Авангард 50-х доводит синтезирующую тенденцию до тотального объединения всех искусств: звуковые композиции демонстрируют актёрскую речь, жестикуляцию и даже сам процесс "делания" музыки. В обзоре, посвящённом оперному театру ФРГ (270), Г.Пантиелев приводит точку зрения К.Дальхауза на причины театральной ориентации современной оперы. Дальхауз, в частности, указывает на совпадение категорий традиционной и современной театральной эстетик, связанных со взглядом на человека и его бытие в мире, – раздвоение персонажа, иррациональное столкновение аффектов и другие эстетические установки (см. указ. ст., 18). Кроме того, исследо-ватель пишет об усложнении собственно музыкального языка, разводящем видимое и слышимое на две составляющие и не дающем неподготовленной публике возможности соединить разъединённые элементы спектакля (там же, 19).

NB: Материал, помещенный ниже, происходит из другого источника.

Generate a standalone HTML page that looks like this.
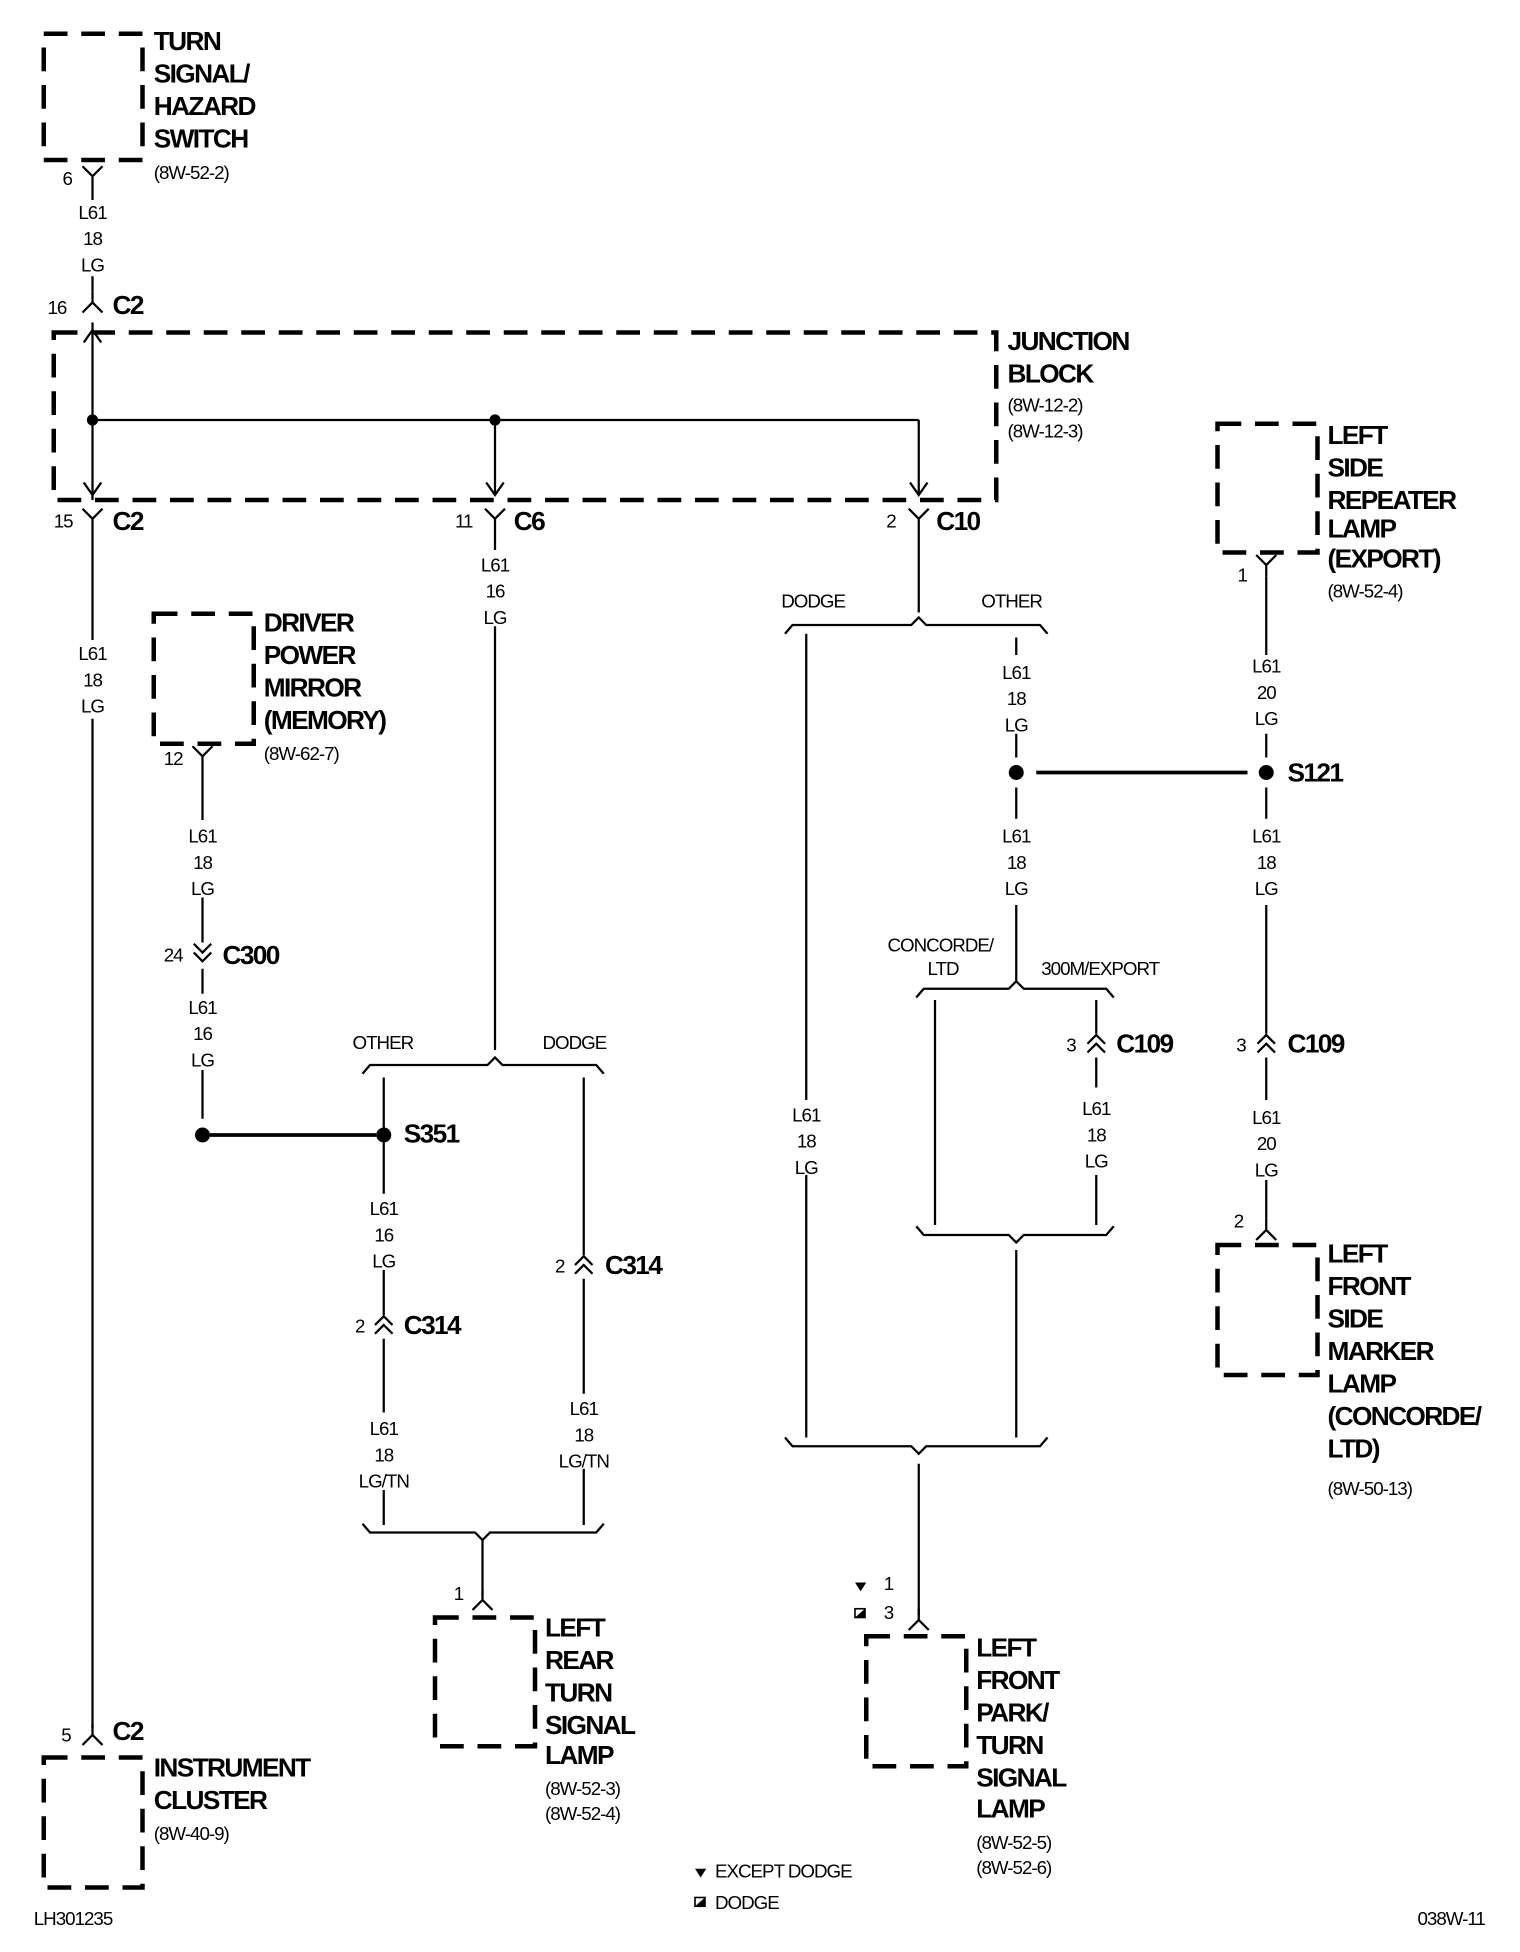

Понятна в этой связи роль режиссёра, регулирующего энергию слушательского внимания, способного предотвратить "уход" действия от музыки. Музыкальный театр сегодня – нередко "режиссёрский театр". Споры о месте постановщика в музыкальном спектакле никогда не прекратятся – во всяком случае, в его власти как предоставление "слова" музыке, так и "эмансипация сцены" (Т.Кёбнер, цит. по: 270, 20).